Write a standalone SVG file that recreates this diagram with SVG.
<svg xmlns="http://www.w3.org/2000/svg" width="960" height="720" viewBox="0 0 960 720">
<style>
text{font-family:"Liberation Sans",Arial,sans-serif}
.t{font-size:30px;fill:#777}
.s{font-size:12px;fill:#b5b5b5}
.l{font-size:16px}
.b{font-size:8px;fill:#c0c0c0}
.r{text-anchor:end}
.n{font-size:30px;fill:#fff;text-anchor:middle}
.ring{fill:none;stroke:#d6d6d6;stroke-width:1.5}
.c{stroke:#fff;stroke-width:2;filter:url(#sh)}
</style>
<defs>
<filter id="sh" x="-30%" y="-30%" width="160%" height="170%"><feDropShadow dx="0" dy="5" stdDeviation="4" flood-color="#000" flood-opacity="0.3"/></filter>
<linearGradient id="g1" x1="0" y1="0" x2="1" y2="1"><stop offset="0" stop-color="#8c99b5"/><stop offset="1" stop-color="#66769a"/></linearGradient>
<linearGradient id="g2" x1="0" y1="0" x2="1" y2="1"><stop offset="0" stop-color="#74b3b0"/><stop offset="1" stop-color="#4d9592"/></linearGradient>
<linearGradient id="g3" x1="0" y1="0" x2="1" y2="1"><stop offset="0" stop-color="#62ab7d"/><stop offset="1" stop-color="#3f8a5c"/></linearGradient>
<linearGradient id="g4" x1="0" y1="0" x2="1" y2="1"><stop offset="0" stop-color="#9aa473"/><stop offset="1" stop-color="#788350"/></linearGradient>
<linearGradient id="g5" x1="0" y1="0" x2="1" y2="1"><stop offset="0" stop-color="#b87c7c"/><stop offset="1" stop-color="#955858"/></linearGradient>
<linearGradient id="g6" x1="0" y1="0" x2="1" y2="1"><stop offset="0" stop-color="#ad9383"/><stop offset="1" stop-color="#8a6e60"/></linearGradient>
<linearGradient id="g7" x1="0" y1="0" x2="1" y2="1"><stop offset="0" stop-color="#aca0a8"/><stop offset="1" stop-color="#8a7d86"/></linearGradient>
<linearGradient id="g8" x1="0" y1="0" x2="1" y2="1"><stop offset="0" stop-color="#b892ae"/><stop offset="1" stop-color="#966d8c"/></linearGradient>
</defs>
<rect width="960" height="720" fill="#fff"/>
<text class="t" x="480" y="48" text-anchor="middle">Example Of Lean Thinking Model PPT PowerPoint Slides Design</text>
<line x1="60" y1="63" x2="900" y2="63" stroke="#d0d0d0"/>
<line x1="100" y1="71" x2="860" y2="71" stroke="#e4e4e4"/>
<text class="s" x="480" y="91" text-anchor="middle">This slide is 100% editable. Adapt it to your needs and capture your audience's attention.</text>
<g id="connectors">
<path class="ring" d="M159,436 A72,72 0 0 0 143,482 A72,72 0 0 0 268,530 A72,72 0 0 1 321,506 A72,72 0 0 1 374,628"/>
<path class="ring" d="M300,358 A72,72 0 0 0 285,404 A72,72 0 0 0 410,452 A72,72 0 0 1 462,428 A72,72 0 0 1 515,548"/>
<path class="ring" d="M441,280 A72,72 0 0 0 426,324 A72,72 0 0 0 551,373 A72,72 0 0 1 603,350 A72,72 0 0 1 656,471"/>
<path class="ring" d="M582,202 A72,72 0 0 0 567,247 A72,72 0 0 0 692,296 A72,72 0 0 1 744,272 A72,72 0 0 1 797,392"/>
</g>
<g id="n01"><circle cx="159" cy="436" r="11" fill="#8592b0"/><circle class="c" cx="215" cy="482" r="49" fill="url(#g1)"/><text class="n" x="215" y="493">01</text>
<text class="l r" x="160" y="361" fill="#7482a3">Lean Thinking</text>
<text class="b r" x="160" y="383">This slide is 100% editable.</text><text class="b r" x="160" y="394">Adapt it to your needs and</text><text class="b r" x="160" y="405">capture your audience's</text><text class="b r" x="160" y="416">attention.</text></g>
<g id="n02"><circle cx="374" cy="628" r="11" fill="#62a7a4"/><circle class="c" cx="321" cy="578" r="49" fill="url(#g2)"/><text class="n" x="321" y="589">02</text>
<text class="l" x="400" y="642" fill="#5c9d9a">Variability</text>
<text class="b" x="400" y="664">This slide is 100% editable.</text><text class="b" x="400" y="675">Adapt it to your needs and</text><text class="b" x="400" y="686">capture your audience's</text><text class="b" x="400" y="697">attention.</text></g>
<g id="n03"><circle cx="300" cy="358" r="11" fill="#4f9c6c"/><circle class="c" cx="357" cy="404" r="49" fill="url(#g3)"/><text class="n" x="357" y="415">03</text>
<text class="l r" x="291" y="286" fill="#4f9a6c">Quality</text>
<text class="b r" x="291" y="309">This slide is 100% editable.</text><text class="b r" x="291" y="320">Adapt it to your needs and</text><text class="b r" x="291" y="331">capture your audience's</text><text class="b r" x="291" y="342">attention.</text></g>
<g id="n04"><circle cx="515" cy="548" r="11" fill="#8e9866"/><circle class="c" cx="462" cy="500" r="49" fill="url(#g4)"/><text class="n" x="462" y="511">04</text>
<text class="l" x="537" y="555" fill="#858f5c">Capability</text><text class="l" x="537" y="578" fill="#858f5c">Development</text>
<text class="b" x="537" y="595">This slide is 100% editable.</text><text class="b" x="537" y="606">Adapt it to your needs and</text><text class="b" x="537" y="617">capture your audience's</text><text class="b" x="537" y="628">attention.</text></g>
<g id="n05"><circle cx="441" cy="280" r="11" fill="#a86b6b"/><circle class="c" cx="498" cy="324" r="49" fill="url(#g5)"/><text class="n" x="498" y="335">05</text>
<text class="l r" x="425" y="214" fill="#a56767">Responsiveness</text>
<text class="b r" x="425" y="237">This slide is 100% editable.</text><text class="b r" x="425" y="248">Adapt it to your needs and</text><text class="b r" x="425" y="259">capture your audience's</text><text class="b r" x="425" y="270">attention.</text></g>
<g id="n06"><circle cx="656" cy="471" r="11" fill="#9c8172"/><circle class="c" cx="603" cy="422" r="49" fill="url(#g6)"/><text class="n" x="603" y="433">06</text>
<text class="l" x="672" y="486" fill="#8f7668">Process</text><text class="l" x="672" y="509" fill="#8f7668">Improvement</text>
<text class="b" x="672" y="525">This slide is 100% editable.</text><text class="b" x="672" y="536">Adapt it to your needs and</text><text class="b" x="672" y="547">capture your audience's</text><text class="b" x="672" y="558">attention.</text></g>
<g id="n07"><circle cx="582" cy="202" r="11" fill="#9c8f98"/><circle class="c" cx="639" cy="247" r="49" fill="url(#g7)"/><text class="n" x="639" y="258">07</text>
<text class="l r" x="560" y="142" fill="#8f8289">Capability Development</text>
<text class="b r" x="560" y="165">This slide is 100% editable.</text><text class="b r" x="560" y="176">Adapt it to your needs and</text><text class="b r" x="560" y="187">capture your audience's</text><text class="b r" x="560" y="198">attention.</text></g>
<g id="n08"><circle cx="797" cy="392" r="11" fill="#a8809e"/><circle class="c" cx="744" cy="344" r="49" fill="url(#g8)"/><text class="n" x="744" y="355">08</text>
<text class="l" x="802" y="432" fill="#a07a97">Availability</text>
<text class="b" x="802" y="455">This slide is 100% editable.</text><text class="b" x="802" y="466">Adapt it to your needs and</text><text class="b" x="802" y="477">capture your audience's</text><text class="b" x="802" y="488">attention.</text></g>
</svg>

_____

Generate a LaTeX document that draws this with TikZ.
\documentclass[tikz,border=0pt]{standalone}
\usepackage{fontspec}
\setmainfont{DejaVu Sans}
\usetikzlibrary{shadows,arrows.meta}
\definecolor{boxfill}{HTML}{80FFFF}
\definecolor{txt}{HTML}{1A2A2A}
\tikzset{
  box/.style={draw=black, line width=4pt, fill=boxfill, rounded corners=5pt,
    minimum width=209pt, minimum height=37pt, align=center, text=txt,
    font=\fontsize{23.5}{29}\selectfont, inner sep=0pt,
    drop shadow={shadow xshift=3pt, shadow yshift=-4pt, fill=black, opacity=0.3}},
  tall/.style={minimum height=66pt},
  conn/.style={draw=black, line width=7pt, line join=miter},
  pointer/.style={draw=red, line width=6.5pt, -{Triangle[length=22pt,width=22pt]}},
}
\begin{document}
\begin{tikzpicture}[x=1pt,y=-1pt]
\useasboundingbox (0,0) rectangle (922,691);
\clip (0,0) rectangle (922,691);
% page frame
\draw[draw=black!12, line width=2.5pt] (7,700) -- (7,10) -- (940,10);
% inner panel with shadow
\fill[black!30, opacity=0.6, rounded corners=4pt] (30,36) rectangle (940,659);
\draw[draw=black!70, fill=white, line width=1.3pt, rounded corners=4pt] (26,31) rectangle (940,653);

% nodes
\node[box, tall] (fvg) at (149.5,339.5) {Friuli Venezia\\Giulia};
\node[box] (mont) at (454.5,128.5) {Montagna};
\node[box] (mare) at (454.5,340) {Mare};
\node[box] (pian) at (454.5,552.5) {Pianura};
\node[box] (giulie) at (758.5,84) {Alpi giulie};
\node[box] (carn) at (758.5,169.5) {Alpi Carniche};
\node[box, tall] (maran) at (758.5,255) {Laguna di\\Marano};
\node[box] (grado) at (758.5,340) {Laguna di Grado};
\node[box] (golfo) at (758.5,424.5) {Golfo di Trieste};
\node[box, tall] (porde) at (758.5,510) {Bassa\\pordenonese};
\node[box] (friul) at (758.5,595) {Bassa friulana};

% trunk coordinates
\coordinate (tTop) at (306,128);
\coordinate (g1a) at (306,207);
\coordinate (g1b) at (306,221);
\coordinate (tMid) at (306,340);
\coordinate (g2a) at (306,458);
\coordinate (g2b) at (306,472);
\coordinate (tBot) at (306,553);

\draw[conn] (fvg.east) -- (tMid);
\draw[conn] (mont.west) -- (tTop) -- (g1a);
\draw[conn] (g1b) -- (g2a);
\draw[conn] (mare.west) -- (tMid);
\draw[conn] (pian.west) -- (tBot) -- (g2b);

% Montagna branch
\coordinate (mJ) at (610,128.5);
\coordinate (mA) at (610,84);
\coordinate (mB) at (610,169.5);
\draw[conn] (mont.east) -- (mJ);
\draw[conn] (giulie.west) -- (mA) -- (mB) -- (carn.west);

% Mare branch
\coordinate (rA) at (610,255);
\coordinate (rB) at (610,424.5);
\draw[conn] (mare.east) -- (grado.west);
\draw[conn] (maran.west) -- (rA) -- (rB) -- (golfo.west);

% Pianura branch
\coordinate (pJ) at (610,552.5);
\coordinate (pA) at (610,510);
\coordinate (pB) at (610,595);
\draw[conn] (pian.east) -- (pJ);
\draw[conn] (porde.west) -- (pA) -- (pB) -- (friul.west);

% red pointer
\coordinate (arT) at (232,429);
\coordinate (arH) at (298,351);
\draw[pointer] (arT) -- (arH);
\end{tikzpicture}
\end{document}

_____

Look through the entries above and quote exactly the lines from the line with "Generate a LaTeX" to the line with "(26,31) rectangle (940,653);", counting both of those lines.

**WRITTEN RESPONSE:**
Generate a LaTeX document that draws this with TikZ.
\documentclass[tikz,border=0pt]{standalone}
\usepackage{fontspec}
\setmainfont{DejaVu Sans}
\usetikzlibrary{shadows,arrows.meta}
\definecolor{boxfill}{HTML}{80FFFF}
\definecolor{txt}{HTML}{1A2A2A}
\tikzset{
  box/.style={draw=black, line width=4pt, fill=boxfill, rounded corners=5pt,
    minimum width=209pt, minimum height=37pt, align=center, text=txt,
    font=\fontsize{23.5}{29}\selectfont, inner sep=0pt,
    drop shadow={shadow xshift=3pt, shadow yshift=-4pt, fill=black, opacity=0.3}},
  tall/.style={minimum height=66pt},
  conn/.style={draw=black, line width=7pt, line join=miter},
  pointer/.style={draw=red, line width=6.5pt, -{Triangle[length=22pt,width=22pt]}},
}
\begin{document}
\begin{tikzpicture}[x=1pt,y=-1pt]
\useasboundingbox (0,0) rectangle (922,691);
\clip (0,0) rectangle (922,691);
% page frame
\draw[draw=black!12, line width=2.5pt] (7,700) -- (7,10) -- (940,10);
% inner panel with shadow
\fill[black!30, opacity=0.6, rounded corners=4pt] (30,36) rectangle (940,659);
\draw[draw=black!70, fill=white, line width=1.3pt, rounded corners=4pt] (26,31) rectangle (940,653);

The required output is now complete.